* _PROVIDED DATA_:

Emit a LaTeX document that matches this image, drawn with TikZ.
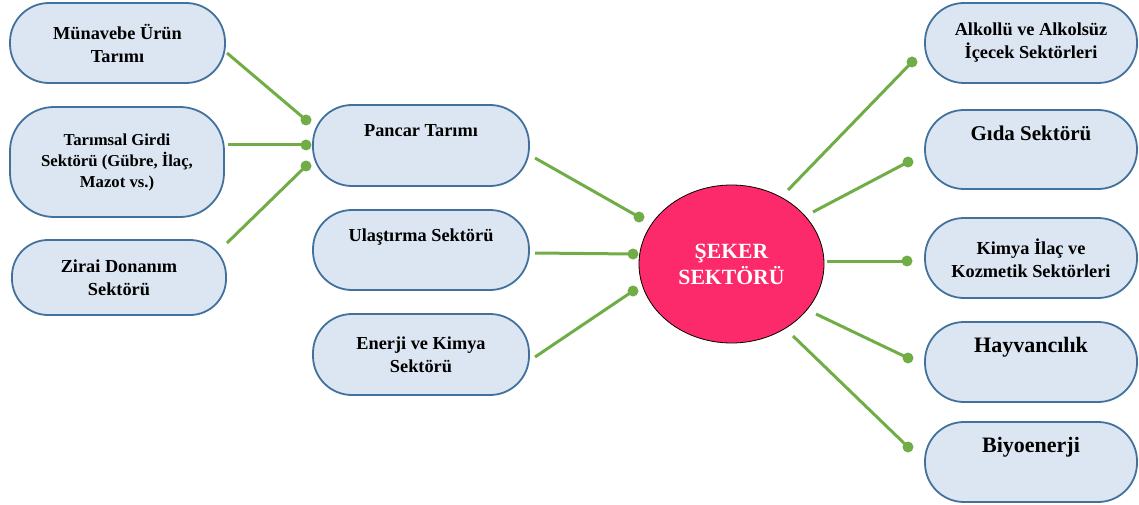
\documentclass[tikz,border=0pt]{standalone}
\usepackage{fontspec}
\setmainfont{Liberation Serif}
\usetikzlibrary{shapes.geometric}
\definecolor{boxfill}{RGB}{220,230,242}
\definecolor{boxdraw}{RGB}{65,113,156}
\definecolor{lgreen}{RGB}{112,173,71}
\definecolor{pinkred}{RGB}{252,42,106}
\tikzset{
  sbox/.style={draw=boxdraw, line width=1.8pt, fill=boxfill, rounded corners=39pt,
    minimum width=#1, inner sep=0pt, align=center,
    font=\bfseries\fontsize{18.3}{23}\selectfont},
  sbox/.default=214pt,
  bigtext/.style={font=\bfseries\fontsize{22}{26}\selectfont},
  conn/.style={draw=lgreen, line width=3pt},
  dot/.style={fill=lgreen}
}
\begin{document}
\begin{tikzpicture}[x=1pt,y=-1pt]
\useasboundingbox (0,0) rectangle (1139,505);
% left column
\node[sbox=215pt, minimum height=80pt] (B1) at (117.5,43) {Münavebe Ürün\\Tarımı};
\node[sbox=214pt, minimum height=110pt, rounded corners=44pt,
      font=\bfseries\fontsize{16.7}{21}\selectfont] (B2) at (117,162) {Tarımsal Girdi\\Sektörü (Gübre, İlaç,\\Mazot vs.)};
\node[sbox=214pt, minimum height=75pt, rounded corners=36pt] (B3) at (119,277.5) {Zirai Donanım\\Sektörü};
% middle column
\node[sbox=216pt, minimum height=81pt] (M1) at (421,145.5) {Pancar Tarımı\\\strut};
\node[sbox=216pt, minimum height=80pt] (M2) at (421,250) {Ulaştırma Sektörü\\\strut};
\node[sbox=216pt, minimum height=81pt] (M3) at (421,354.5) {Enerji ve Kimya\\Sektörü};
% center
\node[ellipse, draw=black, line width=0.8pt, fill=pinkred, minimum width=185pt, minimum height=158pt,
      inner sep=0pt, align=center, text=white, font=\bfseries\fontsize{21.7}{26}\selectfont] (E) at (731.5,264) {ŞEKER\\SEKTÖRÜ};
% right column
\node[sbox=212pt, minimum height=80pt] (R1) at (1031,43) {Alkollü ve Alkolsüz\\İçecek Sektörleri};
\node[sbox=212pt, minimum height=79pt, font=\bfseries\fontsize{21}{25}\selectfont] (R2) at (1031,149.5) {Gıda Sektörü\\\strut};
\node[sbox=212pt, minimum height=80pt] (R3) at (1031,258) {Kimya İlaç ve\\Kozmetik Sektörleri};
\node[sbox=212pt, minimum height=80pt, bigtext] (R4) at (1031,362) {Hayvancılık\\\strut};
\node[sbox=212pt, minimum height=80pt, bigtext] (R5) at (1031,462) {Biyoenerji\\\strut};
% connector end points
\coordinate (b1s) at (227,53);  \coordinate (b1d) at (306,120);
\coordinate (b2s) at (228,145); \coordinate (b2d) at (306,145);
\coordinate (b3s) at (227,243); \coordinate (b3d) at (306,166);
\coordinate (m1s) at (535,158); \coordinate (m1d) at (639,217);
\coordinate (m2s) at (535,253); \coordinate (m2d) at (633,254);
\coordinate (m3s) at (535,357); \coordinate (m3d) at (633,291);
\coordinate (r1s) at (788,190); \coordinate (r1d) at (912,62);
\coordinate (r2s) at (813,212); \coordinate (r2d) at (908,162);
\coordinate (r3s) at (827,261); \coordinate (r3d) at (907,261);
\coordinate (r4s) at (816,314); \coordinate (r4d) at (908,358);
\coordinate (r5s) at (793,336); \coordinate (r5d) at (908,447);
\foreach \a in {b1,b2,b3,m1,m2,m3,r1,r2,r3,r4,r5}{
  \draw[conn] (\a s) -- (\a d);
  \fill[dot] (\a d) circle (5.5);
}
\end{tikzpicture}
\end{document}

* _GOAL OF THE EXERCISE_:
Copy each line exactly, and leave the pictures out of your copy.

* _RESULT BELOW_:
Emit a LaTeX document that matches this image, drawn with TikZ.
\documentclass[tikz,border=0pt]{standalone}
\usepackage{fontspec}
\setmainfont{Liberation Serif}
\usetikzlibrary{shapes.geometric}
\definecolor{boxfill}{RGB}{220,230,242}
\definecolor{boxdraw}{RGB}{65,113,156}
\definecolor{lgreen}{RGB}{112,173,71}
\definecolor{pinkred}{RGB}{252,42,106}
\tikzset{
  sbox/.style={draw=boxdraw, line width=1.8pt, fill=boxfill, rounded corners=39pt,
    minimum width=#1, inner sep=0pt, align=center,
    font=\bfseries\fontsize{18.3}{23}\selectfont},
  sbox/.default=214pt,
  bigtext/.style={font=\bfseries\fontsize{22}{26}\selectfont},
  conn/.style={draw=lgreen, line width=3pt},
  dot/.style={fill=lgreen}
}
\begin{document}
\begin{tikzpicture}[x=1pt,y=-1pt]
\useasboundingbox (0,0) rectangle (1139,505);
% left column
\node[sbox=215pt, minimum height=80pt] (B1) at (117.5,43) {Münavebe Ürün\\Tarımı};
\node[sbox=214pt, minimum height=110pt, rounded corners=44pt,
      font=\bfseries\fontsize{16.7}{21}\selectfont] (B2) at (117,162) {Tarımsal Girdi\\Sektörü (Gübre, İlaç,\\Mazot vs.)};
\node[sbox=214pt, minimum height=75pt, rounded corners=36pt] (B3) at (119,277.5) {Zirai Donanım\\Sektörü};
% middle column
\node[sbox=216pt, minimum height=81pt] (M1) at (421,145.5) {Pancar Tarımı\\\strut};
\node[sbox=216pt, minimum height=80pt] (M2) at (421,250) {Ulaştırma Sektörü\\\strut};
\node[sbox=216pt, minimum height=81pt] (M3) at (421,354.5) {Enerji ve Kimya\\Sektörü};
% center
\node[ellipse, draw=black, line width=0.8pt, fill=pinkred, minimum width=185pt, minimum height=158pt,
      inner sep=0pt, align=center, text=white, font=\bfseries\fontsize{21.7}{26}\selectfont] (E) at (731.5,264) {ŞEKER\\SEKTÖRÜ};
% right column
\node[sbox=212pt, minimum height=80pt] (R1) at (1031,43) {Alkollü ve Alkolsüz\\İçecek Sektörleri};
\node[sbox=212pt, minimum height=79pt, font=\bfseries\fontsize{21}{25}\selectfont] (R2) at (1031,149.5) {Gıda Sektörü\\\strut};
\node[sbox=212pt, minimum height=80pt] (R3) at (1031,258) {Kimya İlaç ve\\Kozmetik Sektörleri};
\node[sbox=212pt, minimum height=80pt, bigtext] (R4) at (1031,362) {Hayvancılık\\\strut};
\node[sbox=212pt, minimum height=80pt, bigtext] (R5) at (1031,462) {Biyoenerji\\\strut};
% connector end points
\coordinate (b1s) at (227,53);  \coordinate (b1d) at (306,120);
\coordinate (b2s) at (228,145); \coordinate (b2d) at (306,145);
\coordinate (b3s) at (227,243); \coordinate (b3d) at (306,166);
\coordinate (m1s) at (535,158); \coordinate (m1d) at (639,217);
\coordinate (m2s) at (535,253); \coordinate (m2d) at (633,254);
\coordinate (m3s) at (535,357); \coordinate (m3d) at (633,291);
\coordinate (r1s) at (788,190); \coordinate (r1d) at (912,62);
\coordinate (r2s) at (813,212); \coordinate (r2d) at (908,162);
\coordinate (r3s) at (827,261); \coordinate (r3d) at (907,261);
\coordinate (r4s) at (816,314); \coordinate (r4d) at (908,358);
\coordinate (r5s) at (793,336); \coordinate (r5d) at (908,447);
\foreach \a in {b1,b2,b3,m1,m2,m3,r1,r2,r3,r4,r5}{
  \draw[conn] (\a s) -- (\a d);
  \fill[dot] (\a d) circle (5.5);
}
\end{tikzpicture}
\end{document}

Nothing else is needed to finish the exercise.